Quote exactly, and only, the lines from the one with "Write self-contained HTML" down to the one with "Serif CJK SC','Liberation", both included.

## START Source data

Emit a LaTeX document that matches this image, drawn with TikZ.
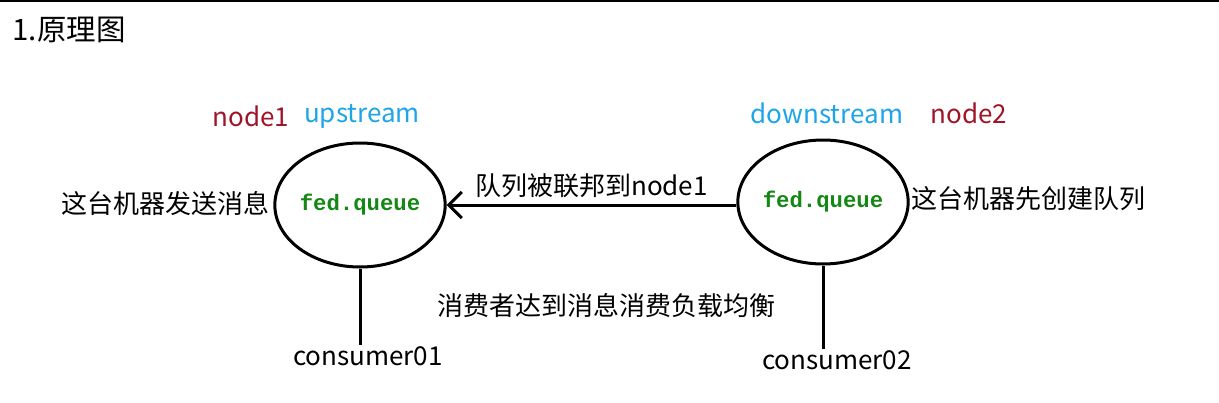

## END Source data
## START Source data

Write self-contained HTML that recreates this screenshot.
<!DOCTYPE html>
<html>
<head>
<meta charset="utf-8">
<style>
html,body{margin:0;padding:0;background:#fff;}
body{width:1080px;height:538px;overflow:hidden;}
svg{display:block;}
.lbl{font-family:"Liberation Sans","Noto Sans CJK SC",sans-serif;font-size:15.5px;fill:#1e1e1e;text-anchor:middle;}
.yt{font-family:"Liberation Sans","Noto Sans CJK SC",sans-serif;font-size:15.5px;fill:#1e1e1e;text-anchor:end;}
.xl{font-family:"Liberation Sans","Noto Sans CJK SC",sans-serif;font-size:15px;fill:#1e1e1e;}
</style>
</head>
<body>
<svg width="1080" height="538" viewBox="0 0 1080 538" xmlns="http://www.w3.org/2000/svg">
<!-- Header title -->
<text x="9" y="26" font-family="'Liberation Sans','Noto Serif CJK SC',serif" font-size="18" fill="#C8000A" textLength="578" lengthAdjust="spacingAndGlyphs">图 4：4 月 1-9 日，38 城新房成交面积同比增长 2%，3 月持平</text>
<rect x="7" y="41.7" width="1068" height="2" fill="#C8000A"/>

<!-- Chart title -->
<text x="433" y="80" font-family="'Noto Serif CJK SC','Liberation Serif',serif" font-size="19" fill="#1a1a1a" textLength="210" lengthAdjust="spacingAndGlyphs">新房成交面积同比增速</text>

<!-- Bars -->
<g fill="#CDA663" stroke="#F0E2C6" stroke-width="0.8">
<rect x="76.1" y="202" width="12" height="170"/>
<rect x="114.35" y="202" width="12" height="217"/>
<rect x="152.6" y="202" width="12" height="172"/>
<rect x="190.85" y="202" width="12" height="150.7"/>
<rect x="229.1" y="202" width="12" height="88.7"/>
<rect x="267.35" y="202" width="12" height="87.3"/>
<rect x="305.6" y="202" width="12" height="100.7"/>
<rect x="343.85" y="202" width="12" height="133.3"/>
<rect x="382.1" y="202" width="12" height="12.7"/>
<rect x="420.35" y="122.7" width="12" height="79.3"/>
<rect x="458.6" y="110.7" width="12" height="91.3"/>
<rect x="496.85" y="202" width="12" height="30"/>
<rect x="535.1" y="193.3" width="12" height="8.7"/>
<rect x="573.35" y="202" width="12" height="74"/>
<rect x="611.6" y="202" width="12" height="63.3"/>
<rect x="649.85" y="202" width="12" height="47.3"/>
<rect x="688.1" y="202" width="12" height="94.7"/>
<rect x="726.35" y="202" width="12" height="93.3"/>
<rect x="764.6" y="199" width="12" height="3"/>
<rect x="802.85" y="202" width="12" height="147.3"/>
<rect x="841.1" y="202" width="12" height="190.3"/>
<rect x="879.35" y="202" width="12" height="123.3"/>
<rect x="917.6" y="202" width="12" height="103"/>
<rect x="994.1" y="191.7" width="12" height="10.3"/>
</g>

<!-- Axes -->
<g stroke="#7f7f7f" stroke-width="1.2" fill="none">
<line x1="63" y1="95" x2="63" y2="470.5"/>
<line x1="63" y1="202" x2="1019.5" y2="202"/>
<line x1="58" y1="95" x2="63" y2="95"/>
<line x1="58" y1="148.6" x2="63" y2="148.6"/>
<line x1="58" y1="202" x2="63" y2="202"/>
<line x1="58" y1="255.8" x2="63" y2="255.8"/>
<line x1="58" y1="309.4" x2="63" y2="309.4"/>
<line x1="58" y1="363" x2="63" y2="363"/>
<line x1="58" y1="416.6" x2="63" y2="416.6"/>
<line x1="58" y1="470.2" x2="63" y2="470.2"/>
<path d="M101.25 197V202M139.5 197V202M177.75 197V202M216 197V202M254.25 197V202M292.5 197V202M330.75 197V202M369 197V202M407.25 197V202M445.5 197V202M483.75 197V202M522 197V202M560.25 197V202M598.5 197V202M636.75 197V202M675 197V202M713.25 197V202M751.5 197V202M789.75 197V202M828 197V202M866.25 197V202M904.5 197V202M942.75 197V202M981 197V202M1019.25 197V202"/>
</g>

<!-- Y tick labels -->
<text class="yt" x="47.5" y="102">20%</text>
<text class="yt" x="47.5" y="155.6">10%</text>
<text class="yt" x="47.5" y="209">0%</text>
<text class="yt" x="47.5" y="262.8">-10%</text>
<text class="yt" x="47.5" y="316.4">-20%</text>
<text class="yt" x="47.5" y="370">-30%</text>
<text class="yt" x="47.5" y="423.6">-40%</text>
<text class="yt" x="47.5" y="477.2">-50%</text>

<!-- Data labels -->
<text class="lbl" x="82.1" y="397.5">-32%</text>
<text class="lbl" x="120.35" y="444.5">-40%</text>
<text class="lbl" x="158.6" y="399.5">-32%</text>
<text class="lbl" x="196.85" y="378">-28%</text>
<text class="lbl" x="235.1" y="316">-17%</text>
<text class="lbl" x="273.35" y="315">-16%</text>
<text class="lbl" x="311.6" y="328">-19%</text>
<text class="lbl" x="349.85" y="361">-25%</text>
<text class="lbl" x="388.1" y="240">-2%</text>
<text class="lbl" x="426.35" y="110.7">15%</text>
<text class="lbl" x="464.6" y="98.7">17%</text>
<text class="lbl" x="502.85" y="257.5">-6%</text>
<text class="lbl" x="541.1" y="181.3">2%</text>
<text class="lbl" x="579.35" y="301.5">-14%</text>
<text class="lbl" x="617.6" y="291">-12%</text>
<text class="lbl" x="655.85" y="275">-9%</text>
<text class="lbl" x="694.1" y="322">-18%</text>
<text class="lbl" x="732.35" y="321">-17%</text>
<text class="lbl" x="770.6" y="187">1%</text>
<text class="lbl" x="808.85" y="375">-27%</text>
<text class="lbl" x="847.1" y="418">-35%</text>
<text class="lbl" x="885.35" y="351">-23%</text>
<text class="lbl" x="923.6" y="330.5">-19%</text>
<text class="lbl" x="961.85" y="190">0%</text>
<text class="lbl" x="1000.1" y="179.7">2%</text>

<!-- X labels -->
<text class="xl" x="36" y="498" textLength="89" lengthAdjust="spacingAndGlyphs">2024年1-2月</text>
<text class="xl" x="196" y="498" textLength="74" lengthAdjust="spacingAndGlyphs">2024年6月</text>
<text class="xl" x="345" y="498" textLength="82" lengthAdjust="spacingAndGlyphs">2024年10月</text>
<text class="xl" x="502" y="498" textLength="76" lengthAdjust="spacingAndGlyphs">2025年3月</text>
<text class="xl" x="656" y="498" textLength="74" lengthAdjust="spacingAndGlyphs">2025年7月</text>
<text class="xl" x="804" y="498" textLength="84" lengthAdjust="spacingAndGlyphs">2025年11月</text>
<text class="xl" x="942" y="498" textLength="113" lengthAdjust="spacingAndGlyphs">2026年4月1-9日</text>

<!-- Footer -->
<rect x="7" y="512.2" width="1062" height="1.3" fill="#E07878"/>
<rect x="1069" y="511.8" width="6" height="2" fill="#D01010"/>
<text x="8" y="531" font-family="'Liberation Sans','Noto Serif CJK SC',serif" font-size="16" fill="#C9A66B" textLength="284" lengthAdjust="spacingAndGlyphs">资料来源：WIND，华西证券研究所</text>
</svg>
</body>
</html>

## END Source data

* _Solution below_:
Write self-contained HTML that recreates this screenshot.
<!DOCTYPE html>
<html>
<head>
<meta charset="utf-8">
<style>
html,body{margin:0;padding:0;background:#fff;}
body{width:1080px;height:538px;overflow:hidden;}
svg{display:block;}
.lbl{font-family:"Liberation Sans","Noto Sans CJK SC",sans-serif;font-size:15.5px;fill:#1e1e1e;text-anchor:middle;}
.yt{font-family:"Liberation Sans","Noto Sans CJK SC",sans-serif;font-size:15.5px;fill:#1e1e1e;text-anchor:end;}
.xl{font-family:"Liberation Sans","Noto Sans CJK SC",sans-serif;font-size:15px;fill:#1e1e1e;}
</style>
</head>
<body>
<svg width="1080" height="538" viewBox="0 0 1080 538" xmlns="http://www.w3.org/2000/svg">
<!-- Header title -->
<text x="9" y="26" font-family="'Liberation Sans','Noto Serif CJK SC',serif" font-size="18" fill="#C8000A" textLength="578" lengthAdjust="spacingAndGlyphs">图 4：4 月 1-9 日，38 城新房成交面积同比增长 2%，3 月持平</text>
<rect x="7" y="41.7" width="1068" height="2" fill="#C8000A"/>

<!-- Chart title -->
<text x="433" y="80" font-family="'Noto Serif CJK SC','Liberation Serif',serif" font-size="19" fill="#1a1a1a" textLength="210" lengthAdjust="spacingAndGlyphs">新房成交面积同比增速</text>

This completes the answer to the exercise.